Every package is built around your event’s specific atmosphere goals, with on-site support to handle setup, testing, and live operation. Freshentertainments integrates lighting directly with DJ and MC services, so your sound and light work together from the first dance to the last song. Explore the full range of wedding atmosphere packages and find the right fit for your celebration.
FAQ
What is the best lighting type for a wedding reception?
Warm wash lights at 2,700K–3,000K combined with uplighting and pin spots on centrepieces create the most flattering and photogenic atmosphere for a wedding reception. Tunable white LED fixtures allow you to shift the mood from intimate dining to energetic dancing without changing equipment.
How many lights do i need for a small event?
Small events of up to 80 guests typically require 6–10 wash lights as a baseline, with additional uplights around the venue perimeter. Beam fixtures are optional at this scale but add impact on a dance floor.
Should i use wired or wireless DMX for event lighting?

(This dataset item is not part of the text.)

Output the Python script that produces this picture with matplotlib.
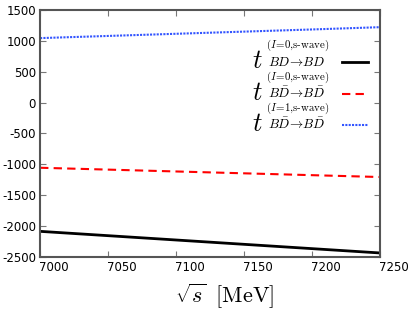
import numpy as np
import matplotlib.pyplot as plt
import matplotlib.transforms as mtransforms
from matplotlib.lines import Line2D

plt.rcParams['mathtext.fontset'] = 'cm'
plt.rcParams['font.family'] = 'DejaVu Sans'
plt.rcParams['axes.unicode_minus'] = False

# data
sqrt_s = [7000, 7050, 7100, 7150, 7200, 7250]
t_bd_i0 = [-2085, -2155, -2225, -2295, -2365, -2435]
t_bdbar_i0 = [-1055, -1085, -1115, -1145, -1175, -1205]
t_bdbar_i1 = [1045, 1080, 1115, 1150, 1185, 1222]

sup_labels = [
    r'$(I\!=\!0,\!\mathrm{s\text{-}wave})$',
    r'$(I\!=\!0,\!\mathrm{s\text{-}wave})$',
    r'$(I\!=\!1,\!\mathrm{s\text{-}wave})$',
]
sub_labels = [
    r'$BD\!\rightarrow\! BD$',
    r'$B\bar{D}\!\rightarrow\! B\bar{D}$',
    r'$B\bar{D}\!\rightarrow\! B\bar{D}$',
]

fig = plt.figure(figsize=(4.09, 3.13), dpi=100)
ax = fig.add_axes([0.098, 0.179, 0.831, 0.789])

styles = [dict(color='black', lw=2, ls='-'),
          dict(color='red', lw=1.5, ls=(0, (4, 2.5))),
          dict(color='#3355ff', lw=1.5, ls=(0, (1, 0.6)))]

for ys, st in zip([t_bd_i0, t_bdbar_i0, t_bdbar_i1], styles):
    ax.plot(sqrt_s, ys, **st)

ax.set_xlim(7000, 7250)
ax.set_ylim(-2500, 1500)
ax.set_xticks(np.arange(7000, 7251, 50))
ax.set_yticks(np.arange(-2500, 1501, 500))

for sp in ax.spines.values():
    sp.set_color('#555555')
    sp.set_linewidth(1.5)
ax.tick_params(direction='in', top=True, right=True, length=4, color='#777777',
               labelsize=8.5, pad=3)

# gnuplot-style tick labels sit a bit to the right of their ticks
offset = mtransforms.ScaledTranslation(14 / 100, 0, fig.dpi_scale_trans)
for lab in ax.get_xticklabels():
    lab.set_transform(lab.get_transform() + offset)

ax.set_xlabel(r'$\sqrt{s}\;\;[\mathrm{MeV}]$', fontsize=16)
ax.xaxis.set_label_coords(0.544, -0.10)

# hand-made legend: big t with small super/subscripts, handle on the right
row_step = 0.1275
for i, st in enumerate(styles):
    dy = i * row_step
    ax.text(0.624, 0.765 - dy, r'$t$', fontsize=19, transform=ax.transAxes,
            va='baseline', ha='left')
    ax.text(0.665, 0.846 - dy, sup_labels[i], fontsize=7.8, transform=ax.transAxes,
            va='baseline', ha='left')
    ax.text(0.671, 0.773 - dy, sub_labels[i], fontsize=9.5, transform=ax.transAxes,
            va='baseline', ha='left')
    ax.add_line(Line2D([0.888, 0.965], [0.789 - dy, 0.789 - dy],
                       transform=ax.transAxes, **st))

fig.savefig('out.png', dpi=100)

Wired DMX connections are more reliable for critical lighting cues and are the preferred choice for professional setups. Wireless DMX works well for flexible rigs but requires careful antenna placement and interference scanning before the event.
What lux level do i need for a speaker or presenter area?
Focused presenter lighting requires 800–1,200 lux to ensure the speaker is clearly visible to both the audience and any cameras recording the event. General session areas need 200–300 lux as a baseline.
How far in advance should i plan event lighting?
Plan your lighting at the same time as your venue booking, not after. Early planning allows you to confirm power capacity, fixture compatibility, and control system logistics without last-minute compromises.